- **Records from a collection**
---

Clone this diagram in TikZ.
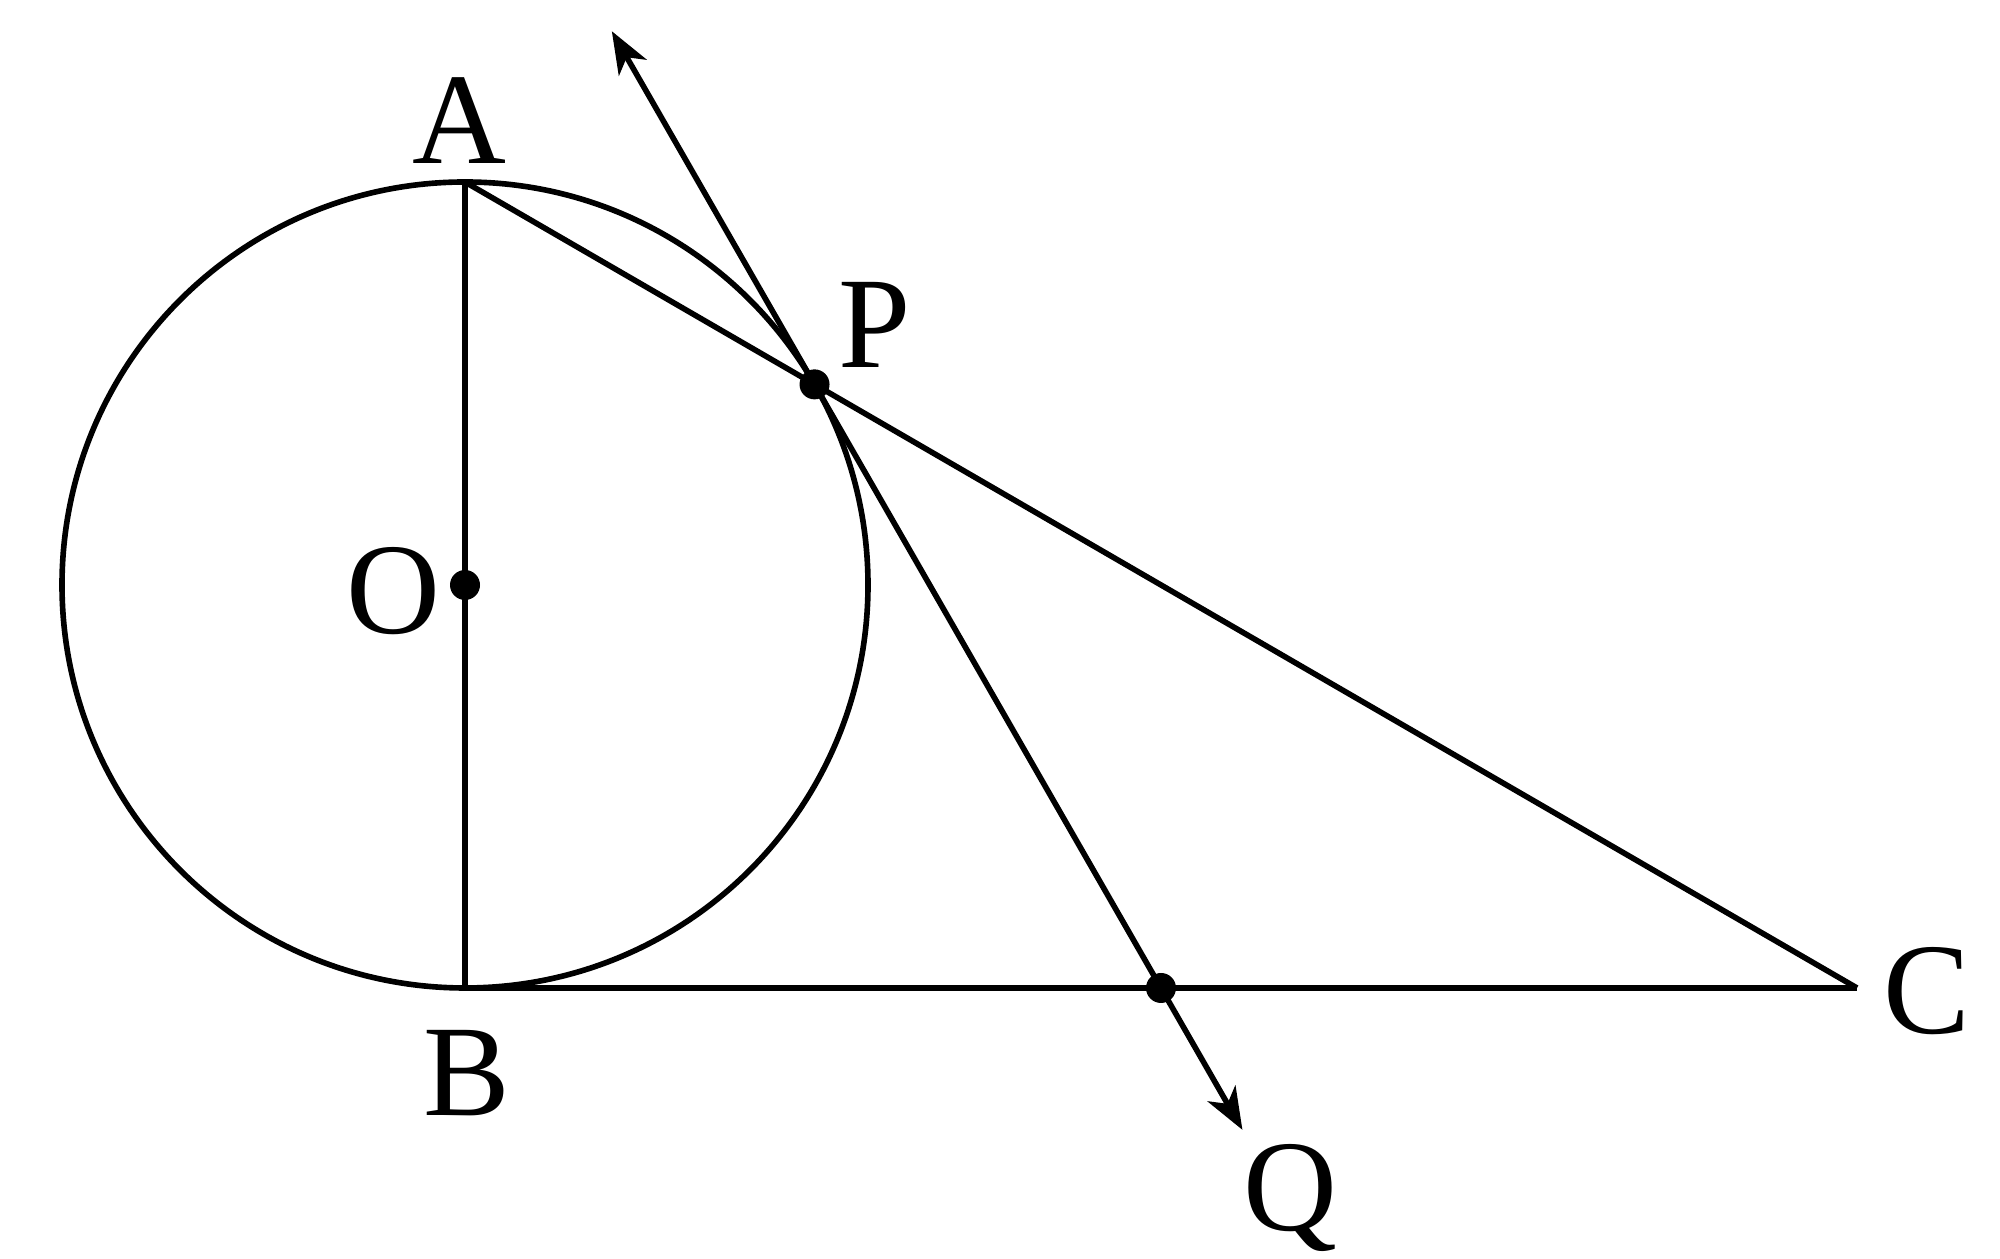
\documentclass[tikz,border=0pt]{standalone}
\usepackage{fontspec}
\setmainfont{Liberation Serif}
\usetikzlibrary{arrows.meta,calc}
\begin{document}
\begin{tikzpicture}[
  geo/.style={line width=1.6pt, black},
  ray/.style={geo, -{Stealth[length=4.2mm,width=3.2mm,inset=1.2mm]}},
  dotmark/.style={circle, fill=black, inner sep=0pt, minimum size=3mm},
  lbl/.style={font=\fontsize{37}{40}\selectfont, inner sep=0pt, text depth=0pt}
]
\useasboundingbox (0,0) rectangle (20,12.59);
% key points
\coordinate (O) at (4.65,6.74);
\coordinate (A) at (4.65,10.77);
\coordinate (B) at (4.65,2.71);
\coordinate (C) at (18.57,2.71);
\coordinate (P) at ($(A)!0.2511!(C)$);
\coordinate (M) at ($(B)!0.5!(C)$);
\coordinate (T1) at ($(P)!-0.585!(M)$);
\coordinate (T2) at ($(P)!1.235!(M)$);
% circle and lines
\draw[geo] (O) circle (4.03);
\draw[geo] (A) -- (B);
\draw[geo] (A) -- (C);
\draw[geo] (B) -- (C);
\draw[ray] (P) -- (T1);
\draw[ray] (P) -- (T2);
% dots
\node[dotmark] (dO) at (O) {};
\node[dotmark] (dP) at (P) {};
\node[dotmark] (dM) at (M) {};
% labels
\node[lbl] (lA) at (4.59,11.38) {A};
\node[lbl] (lP) at (8.75,9.34) {P};
\node[lbl] (lO) at (3.93,6.69) {O};
\node[lbl] (lB) at (4.67,1.86) {B};
\node[lbl] (lC) at (19.27,2.69) {C};
\node[lbl] (lQ) at (12.90,0.72) {Q};
\end{tikzpicture}
\end{document}
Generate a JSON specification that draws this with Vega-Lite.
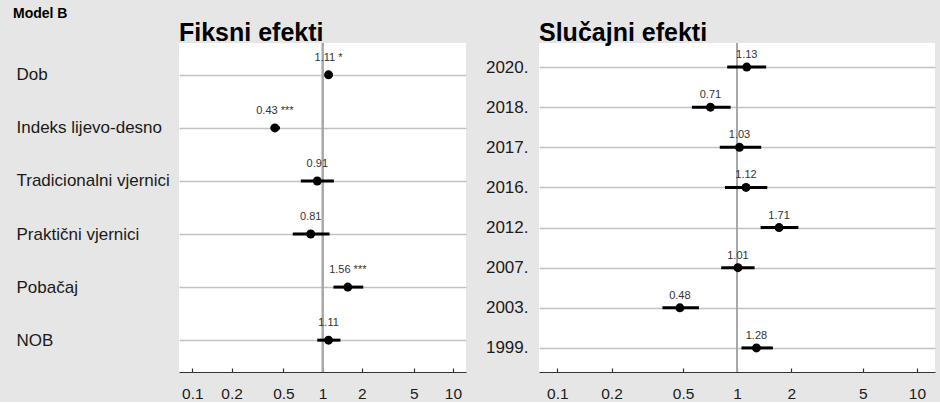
{
  "$schema": "https://vega.github.io/schema/vega-lite/v6.json",
  "background": "#e6e6e6",
  "padding": {"left": 13, "top": 7, "right": 7, "bottom": 0},
  "spacing": 19,
  "title": {"text": "Model B", "fontSize": 14, "fontWeight": "bold", "anchor": "start", "frame": "bounds", "offset": 0, "dx": -3, "color": "#000000"},
  "config": {
    "font": "Liberation Sans",
    "view": {"fill": "white", "stroke": null},
    "axisX": {
      "grid": false,
      "domainColor": "#333333",
      "domainWidth": 1.2,
      "tickColor": "#333333",
      "tickSize": -4,
      "tickWidth": 1.2,
      "labelFontSize": 15.5,
      "labelColor": "#1a1a1a",
      "labelPadding": 18,
      "title": null
    },
    "axisY": {
      "grid": true,
      "gridColor": "#c2c2c2",
      "gridWidth": 1.5,
      "domain": false,
      "ticks": false,
      "labelFontSize": 17,
      "labelColor": "#1a1a1a",
      "title": null
    },
    "title": {"fontSize": 25, "fontWeight": "bold", "color": "#000000", "anchor": "start", "frame": "group", "offset": -4}
  },
  "datasets": {
    "fixed": [
      {"term": "Dob", "est": 1.11, "lo": 1.04, "hi": 1.19, "label": "1.11 *"},
      {"term": "Indeks lijevo-desno", "est": 0.43, "lo": 0.40, "hi": 0.47, "label": "0.43 ***"},
      {"term": "Tradicionalni vjernici", "est": 0.91, "lo": 0.68, "hi": 1.22, "label": "0.91"},
      {"term": "Praktični vjernici", "est": 0.81, "lo": 0.59, "hi": 1.13, "label": "0.81"},
      {"term": "Pobačaj", "est": 1.56, "lo": 1.21, "hi": 2.05, "label": "1.56 ***"},
      {"term": "NOB", "est": 1.11, "lo": 0.91, "hi": 1.37, "label": "1.11"}
    ],
    "random": [
      {"term": "2020.", "est": 1.13, "lo": 0.88, "hi": 1.45, "label": "1.13"},
      {"term": "2018.", "est": 0.71, "lo": 0.56, "hi": 0.92, "label": "0.71"},
      {"term": "2017.", "est": 1.03, "lo": 0.80, "hi": 1.36, "label": "1.03"},
      {"term": "2016.", "est": 1.12, "lo": 0.855, "hi": 1.47, "label": "1.12"},
      {"term": "2012.", "est": 1.71, "lo": 1.35, "hi": 2.19, "label": "1.71"},
      {"term": "2007.", "est": 1.01, "lo": 0.815, "hi": 1.25, "label": "1.01"},
      {"term": "2003.", "est": 0.48, "lo": 0.384, "hi": 0.613, "label": "0.48"},
      {"term": "1999.", "est": 1.28, "lo": 1.056, "hi": 1.58, "label": "1.28"}
    ]
  },
  "hconcat": [
    {
      "title": "Fiksni efekti",
      "width": 287,
      "height": 329,
      "data": {"name": "fixed"},
      "encoding": {
        "y": {
          "field": "term",
          "type": "nominal",
          "scale": {"type": "point", "padding": 0.6, "domain": ["Dob", "Indeks lijevo-desno", "Tradicionalni vjernici", "Praktični vjernici", "Pobačaj", "NOB"]},
          "axis": {"labelAlign": "left", "labelPadding": 163}
        }
      },
      "layer": [
        {
          "mark": {"type": "rule", "color": "#a8a8a8", "strokeWidth": 1.5},
          "encoding": {
            "x": {"datum": 1, "type": "quantitative", "scale": {"type": "log", "domain": [0.079, 12.6], "nice": false}, "axis": {"values": [0.1, 0.2, 0.5, 1, 2, 5, 10], "format": "~g"}},
            "y": null
          }
        },
        {
          "mark": {"type": "rule", "color": "#000000", "strokeWidth": 3},
          "encoding": {
            "x": {"field": "lo", "type": "quantitative", "scale": {"type": "log", "domain": [0.079, 12.6], "nice": false}},
            "x2": {"field": "hi"}
          }
        },
        {
          "mark": {"type": "circle", "color": "#000000", "opacity": 1, "size": 80},
          "encoding": {
            "x": {"field": "est", "type": "quantitative", "scale": {"type": "log", "domain": [0.079, 12.6], "nice": false}}
          }
        },
        {
          "mark": {"type": "text", "fontSize": 11, "color": "#333333", "baseline": "middle", "dy": -17},
          "encoding": {
            "x": {"field": "est", "type": "quantitative", "scale": {"type": "log", "domain": [0.079, 12.6], "nice": false}},
            "text": {"field": "label"}
          }
        }
      ]
    },
    {
      "title": "Slučajni efekti",
      "width": 396,
      "height": 329,
      "data": {"name": "random"},
      "encoding": {
        "y": {
          "field": "term",
          "type": "nominal",
          "scale": {"type": "point", "padding": 0.6, "domain": ["2020.", "2018.", "2017.", "2016.", "2012.", "2007.", "2003.", "1999."]},
          "axis": {"labelPadding": 11}
        }
      },
      "layer": [
        {
          "mark": {"type": "rule", "color": "#a8a8a8", "strokeWidth": 1.5},
          "encoding": {
            "x": {"datum": 1, "type": "quantitative", "scale": {"type": "log", "domain": [0.079, 12.6], "nice": false}, "axis": {"values": [0.1, 0.2, 0.5, 1, 2, 5, 10], "format": "~g"}},
            "y": null
          }
        },
        {
          "mark": {"type": "rule", "color": "#000000", "strokeWidth": 3},
          "encoding": {
            "x": {"field": "lo", "type": "quantitative", "scale": {"type": "log", "domain": [0.079, 12.6], "nice": false}},
            "x2": {"field": "hi"}
          }
        },
        {
          "mark": {"type": "circle", "color": "#000000", "opacity": 1, "size": 80},
          "encoding": {
            "x": {"field": "est", "type": "quantitative", "scale": {"type": "log", "domain": [0.079, 12.6], "nice": false}}
          }
        },
        {
          "mark": {"type": "text", "fontSize": 11, "color": "#333333", "baseline": "middle", "dy": -12},
          "encoding": {
            "x": {"field": "est", "type": "quantitative", "scale": {"type": "log", "domain": [0.079, 12.6], "nice": false}},
            "text": {"field": "label"}
          }
        }
      ]
    }
  ]
}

---

- **Direction**
Pull out all lines containing the word "this" from the entries above.

- **The completed task**
Clone this diagram in TikZ.
Generate a JSON specification that draws this with Vega-Lite.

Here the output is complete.